How Specialized Cybercrime Courts Are Being Repurposed to Silence Digital Media
The Weaponization of Digital Infrastructure
Governments across West Africa have spent the last half-decade pitching international donors on a modern vision: specialized cybercrime units designed to protect the digital economy. The official narrative promises a safe harbor for tech startups, secure digital transactions, and a crackdown on online fraud. But in Mali, the machinery built to hunt hackers is currently being used to silence the press.
On June 29, Chahana Takiou, the director of the publication 22 Septembre, stood before Bamako’s specialized cybercrime judicial unit. He has been behind bars since June 8. His offense has nothing to do with malware, ransomware, or database breaches. Instead, a traditional news editorial has been classified as a digital threat, landlocking him in a legal system originally pitched to combat online syndicates.
The specialized cybercrime unit, which received institutional support under the guise of modernizing the judiciary, has turned its focus inward. Rather than tracking illicit financial flows or protecting regional servers, the court is policing public discourse. This shift exposes a structural vulnerability in how digital regulations are drafted and enforced in emerging markets.
This is not an isolated incident of judicial overreach. Across the region, laws drafted to secure cyberspace are increasingly containing clauses that criminalize online speech, making any digital publisher an easy target for state prosecutors.

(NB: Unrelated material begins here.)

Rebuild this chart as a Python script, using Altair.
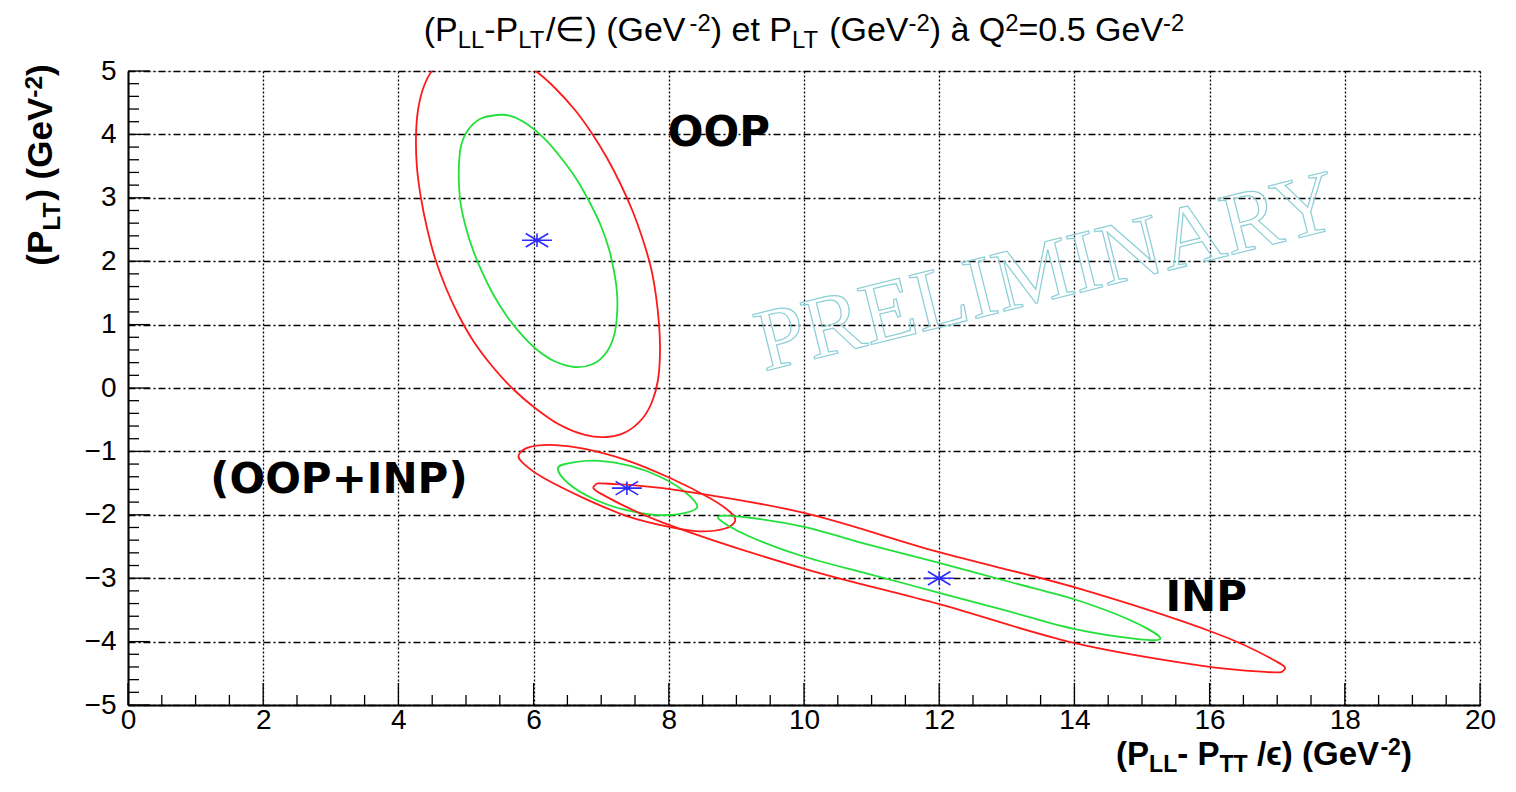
import altair as alt
import pandas as pd

# ---------------- data ----------------
# contours (x, y) of the confidence ellipses
oop_red_x = [5.044, 5.429, 5.769, 6.050, 6.316, 6.612, 6.849, 7.086, 7.293, 7.470, 7.618,
             7.737, 7.811, 7.855, 7.870, 7.840, 7.751, 7.604, 7.367, 7.086, 6.760, 6.391,
             6.021, 5.680, 5.385, 5.118, 4.896, 4.704, 4.541, 4.423, 4.334, 4.275, 4.260,
             4.290, 4.379, 4.527, 4.763]
oop_red_y = [5.300, 5.284, 5.174, 4.984, 4.732, 4.385, 4.038, 3.628, 3.202, 2.776, 2.334,
             1.893, 1.451, 1.009, 0.568, 0.126, -0.221, -0.489, -0.694, -0.773, -0.741,
             -0.584, -0.315, 0.000, 0.347, 0.726, 1.136, 1.577, 2.050, 2.524, 2.997, 3.470,
             3.943, 4.385, 4.763, 5.047, 5.237]
oop_green_x = [5.459, 5.207, 5.030, 4.926, 4.896, 4.896, 4.926, 5.000, 5.104, 5.237, 5.399,
               5.592, 5.799, 6.036, 6.302, 6.612, 6.879, 7.071, 7.189, 7.234, 7.234, 7.189,
               7.115, 6.997, 6.834, 6.642, 6.420, 6.169, 5.902, 5.666]
oop_green_y = [4.306, 4.243, 4.069, 3.817, 3.517, 3.202, 2.871, 2.524, 2.177, 1.830, 1.483,
               1.151, 0.868, 0.615, 0.426, 0.331, 0.379, 0.552, 0.820, 1.151, 1.498, 1.845,
               2.192, 2.555, 2.918, 3.281, 3.612, 3.927, 4.164, 4.290]
comb_red_x = [5.78, 5.95, 6.32, 6.76, 7.38, 8.02, 8.61, 8.91, 8.98, 8.82, 8.45, 8.00,
              7.38, 6.75, 6.15, 5.86]
comb_red_y = [-1.06, -0.93, -0.90, -0.96, -1.14, -1.42, -1.74, -1.96, -2.10, -2.22, -2.26,
              -2.19, -2.02, -1.74, -1.42, -1.20]
comb_green_x = [6.36, 6.61, 6.98, 7.43, 7.87, 8.24, 8.42, 8.15, 7.78, 7.34, 6.89, 6.52]
comb_green_y = [-1.26, -1.17, -1.15, -1.23, -1.40, -1.64, -1.88, -1.99, -2.00, -1.92,
                -1.75, -1.51]
inp_red_x = [6.91, 7.13, 8.12, 10.00, 12.00, 14.02, 16.07, 17.00, 17.09, 16.86, 15.87,
             13.99, 12.00, 9.97, 7.93, 7.00]
inp_red_y = [-1.53, -1.51, -1.61, -1.97, -2.59, -3.15, -3.86, -4.32, -4.46, -4.48, -4.38,
             -4.02, -3.41, -2.84, -2.13, -1.67]
inp_green_x = [8.73, 9.05, 10.00, 10.98, 12.00, 13.05, 14.02, 14.82, 15.27, 14.94, 13.99,
               13.02, 12.00, 10.95, 9.97, 9.17]
inp_green_y = [-2.05, -2.03, -2.19, -2.48, -2.76, -3.06, -3.34, -3.66, -3.94, -3.96, -3.80,
               -3.52, -3.23, -2.93, -2.65, -2.33]

# best-fit points
star_x = [6.05, 7.38, 12.0]
star_y = [2.33, -1.58, -3.0]

# region labels
label_text = ["OOP", "(OOP+INP)", "INP"]
label_x = [8.74, 3.12, 15.95]
label_y = [4.02, -1.45, -3.31]

watermark_text = ["PRELIMINARY"]
watermark_x = [13.6]
watermark_y = [1.8]

# axis ticks
x_major = [0, 2, 4, 6, 8, 10, 12, 14, 16, 18, 20]
x_minor = [v / 2 for v in range(0, 41) if v % 4 != 0]
y_major = [-5, -4, -3, -2, -1, 0, 1, 2, 3, 4, 5]
y_minor = [v / 5 for v in range(-25, 26) if v % 5 != 0]

# ---------------- chart ----------------
W, H = 1352, 634
RED, GREEN, BLUE = "#ff1a1a", "#22e03a", "#2b2bff"

frames = []
for name, col, xs, ys in [
    ("oop_red", RED, oop_red_x, oop_red_y),
    ("oop_green", GREEN, oop_green_x, oop_green_y),
    ("comb_red", RED, comb_red_x, comb_red_y),
    ("comb_green", GREEN, comb_green_x, comb_green_y),
    ("inp_red", RED, inp_red_x, inp_red_y),
    ("inp_green", GREEN, inp_green_x, inp_green_y),
]:
    frames.append(pd.DataFrame({"x": xs, "y": ys, "grp": name, "col": col,
                                "i": list(range(len(xs)))}))
ell = pd.concat(frames, ignore_index=True)

xscale = alt.Scale(domain=[0, 20], nice=False, zero=False)
yscale = alt.Scale(domain=[-5, 5], nice=False, zero=False)

xaxis = alt.Axis(values=x_major, format="d", grid=True, gridColor="black", gridDash=[2, 2],
                 gridWidth=1.3, ticks=False, domain=True, domainColor="black",
                 domainWidth=2, labelFont="Liberation Sans", labelFontSize=28,
                 labelColor="black", labelPadding=1, labelFlush=False,
                 labelOverlap=False, labelBound=False, title=None)
yaxis = alt.Axis(values=y_major, format="d", grid=True, gridColor="black",
                 gridDash=[7, 3, 2, 3], gridWidth=1.3, ticks=False, domain=True,
                 domainColor="black", domainWidth=2, labelFont="Liberation Sans",
                 labelFontSize=28, labelColor="black", labelPadding=12, labelFlush=False,
                 labelOverlap=False, labelBound=False, title=None)

ellipses = alt.Chart(ell).mark_line(
    interpolate="cardinal-closed", strokeWidth=1.8, clip=True
).encode(
    x=alt.X("x:Q", scale=xscale, axis=xaxis),
    y=alt.Y("y:Q", scale=yscale, axis=yaxis),
    color=alt.Color("col:N", scale=None),
    detail="grp:N",
    order="i:Q",
)

stars = alt.Chart(pd.DataFrame({"x": star_x, "y": star_y})).mark_point(
    shape="M-1,0L1,0M-0.75,-0.45L0.75,0.45M-0.75,0.45L0.75,-0.45M0,-0.45L0,0.45",
    size=900, filled=False, color=BLUE, strokeWidth=1.6, opacity=1,
).encode(x=alt.X("x:Q", title=None), y=alt.Y("y:Q", title=None))

labels = alt.Chart(pd.DataFrame({"t": label_text, "x": label_x, "y": label_y})).mark_text(
    font="DejaVu Sans", fontWeight="bold", fontSize=42, color="black",
    align="center", baseline="middle",
).encode(x=alt.X("x:Q", title=None), y=alt.Y("y:Q", title=None), text="t:N")

watermark = alt.Chart(pd.DataFrame({"t": watermark_text, "x": watermark_x,
                                    "y": watermark_y})).mark_text(
    font="Liberation Serif", fontSize=88, angle=346, fillOpacity=0,
    stroke="#8ccfd6", strokeWidth=1.2, align="center", baseline="middle",
).encode(x=alt.X("x:Q", title=None), y=alt.Y("y:Q", title=None), text="t:N")


# inward ticks (ROOT style)
def xticks(vals, length):
    return alt.Chart(pd.DataFrame({"v": vals})).mark_rule(color="black", strokeWidth=1.3).encode(
        x=alt.X("v:Q", title=None), y=alt.value(H), y2=alt.value(H - length))


def yticks(vals, length):
    return alt.Chart(pd.DataFrame({"v": vals})).mark_rule(color="black", strokeWidth=1.3).encode(
        y=alt.Y("v:Q", title=None), x=alt.value(0), x2=alt.value(length))


tick_layers = [xticks(x_major, 22), xticks(x_minor, 10), yticks(y_major, 22), yticks(y_minor, 11)]

# ---------------- texts with sub/superscripts ----------------
W_REG = {' ': 278, '(': 333, ')': 333, '-': 333, '/': 278, '.': 278, '=': 584, 'P': 667,
         'L': 556, 'T': 611, 'G': 778, 'e': 556, 'V': 667, 't': 278, 'à': 556, 'Q': 778,
         '∈': 1000, '2': 556, '0': 556, '5': 556}
W_BOLD = {' ': 278, '(': 333, ')': 333, '-': 333, '/': 278, 'P': 667, 'L': 611, 'T': 611,
          'G': 778, 'e': 556, 'V': 667, '2': 556, 'ϵ': 520}

dummy = pd.DataFrame({"a": [0]})


def rich_text(segs, size, bold, cx, cy, rotate=False):
    widths = W_BOLD if bold else W_REG
    items, total = [], 0.0
    for txt, kind in segs:
        fs = size if kind == "n" else size * 0.7
        lead = len(txt) - len(txt.lstrip(" "))
        lead_w = lead * widths[' '] / 1000.0 * fs
        w = sum(widths.get(c, 600) for c in txt) / 1000.0 * fs
        items.append((txt.strip(" "), kind, fs, total + lead_w))
        total += w
    layers = []
    for txt, kind, fs, off in items:
        shift = 0.0
        if kind == "sub":
            shift = 0.22 * size
        elif kind == "sup":
            shift = -0.30 * size
        if rotate:
            px, py, ang = cx + shift, cy + total / 2 - off, 270
        else:
            px, py, ang = cx - total / 2 + off, cy + shift, 0
        layers.append(alt.Chart(dummy).mark_text(
            text=txt, font="Liberation Sans", fontSize=fs,
            fontWeight="bold" if bold else "normal", color="black",
            align="left", baseline="alphabetic", angle=ang,
        ).encode(x=alt.value(px), y=alt.value(py)))
    return layers


title_segs = [("(P", "n"), ("LL", "sub"), ("-P", "n"), ("LT", "sub"), ("/∈) (GeV", "n"),
              ("-2", "sup"), (") et P", "n"), ("LT", "sub"), (" (GeV", "n"), ("-2", "sup"),
              (") à Q", "n"), ("2", "sup"), ("=0.5 GeV", "n"), ("-2", "sup")]
xtitle_segs = [("(P", "n"), ("LL", "sub"), ("- P", "n"), ("TT", "sub"), (" /ϵ) (GeV", "n"),
               ("-2", "sup"), (")", "n")]
ytitle_segs = [("(P", "n"), ("LT", "sub"), (") (GeV", "n"), ("-2", "sup"), (")", "n")]

text_layers = (rich_text(title_segs, 34, False, 676, -30)
               + rich_text(xtitle_segs, 33, True, 1136, 694)
               + rich_text(ytitle_segs, 35, True, -76, 94, rotate=True))

chart = alt.layer(
    ellipses, watermark, *tick_layers, stars, labels, *text_layers
).properties(
    width=W, height=H,
    autosize=alt.AutoSizeParams(type="none"),
    padding={"left": 120, "top": 63, "right": 20, "bottom": 73},
).configure_view(stroke="black", strokeWidth=1.5).configure(background="white")

chart.save("out.html", embed_options={"renderer": "svg", "actions": False})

The Vague Boundaries of Cyber Offenses
To understand how a print and digital editor ends up in a high-tech crime court, one must look at the specific charges levied by the state. The prosecution's case hinges on a dangerously broad interpretation of digital disruptions. The state accuses Takiou of committing a crime through his public writing, using a legal framework that treats critical reporting as a threat to national stability.
Under the banner of national security, the prosecutor has aggressively opposed Takiou's provisional release, keeping him detained ahead of a scheduled July 6 deliberation. The legal mechanism used to justify this detention is a masterclass in legislative elastic band theory. The state claims that Takiou's reporting constitutes a specific offense:
"atteinte au crédit de l'État à travers l'institution judiciaire"
This accusation, which translates to undermining the credit of the State through the judicial institution, turns a standard press critique into a high-level security threat. By processing this charge through a specialized cyber unit, the state bypasses traditional press laws that offer protections to journalists. It allows prosecutors to treat a writer with the same severity as an active threat actor attempting to disable a government network.
For digital publishers and independent media startups, this establishes a alarming precedent. When the definition of a cyber threat is expanded to include any content that damages the state's reputation, the entire independent media model becomes legally non-viable.
The Chilling Effect on Digital Startups
Software developers, platform founders, and digital marketers often view cybercrime laws as protective measures. They assume these statutes exist to stop intellectual property theft, server intrusions, and payment fraud. The reality in Bamako suggests that these laws are actually double-edged swords that can easily swing toward platform moderation liabilities.
If a platform hosts user-generated content, or if a local digital media startup publishes a critical investigation, they are now operating under the threat of arbitrary prosecution. The line between hosting a critical opinion and committing a digital state security offense has been entirely erased. Startups operating in these regions must now consider whether their hosting infrastructure or content distribution networks make them compliance targets.
International investors are watching these developments with growing discomfort. Capital flows to where the rule of law is predictable, and using anti-hacking courts to settle political scores with publishers makes the local tech ecosystem look highly volatile.
Ultimately, the true test of Mali's digital regulatory environment will not be its ability to pass modern-looking laws, but how it resolves the case on July 6. If the court continues to use cybercrime frameworks to keep journalists behind bars, it will signal to the global tech community that the region's digital laws are designed for control, not cooperation.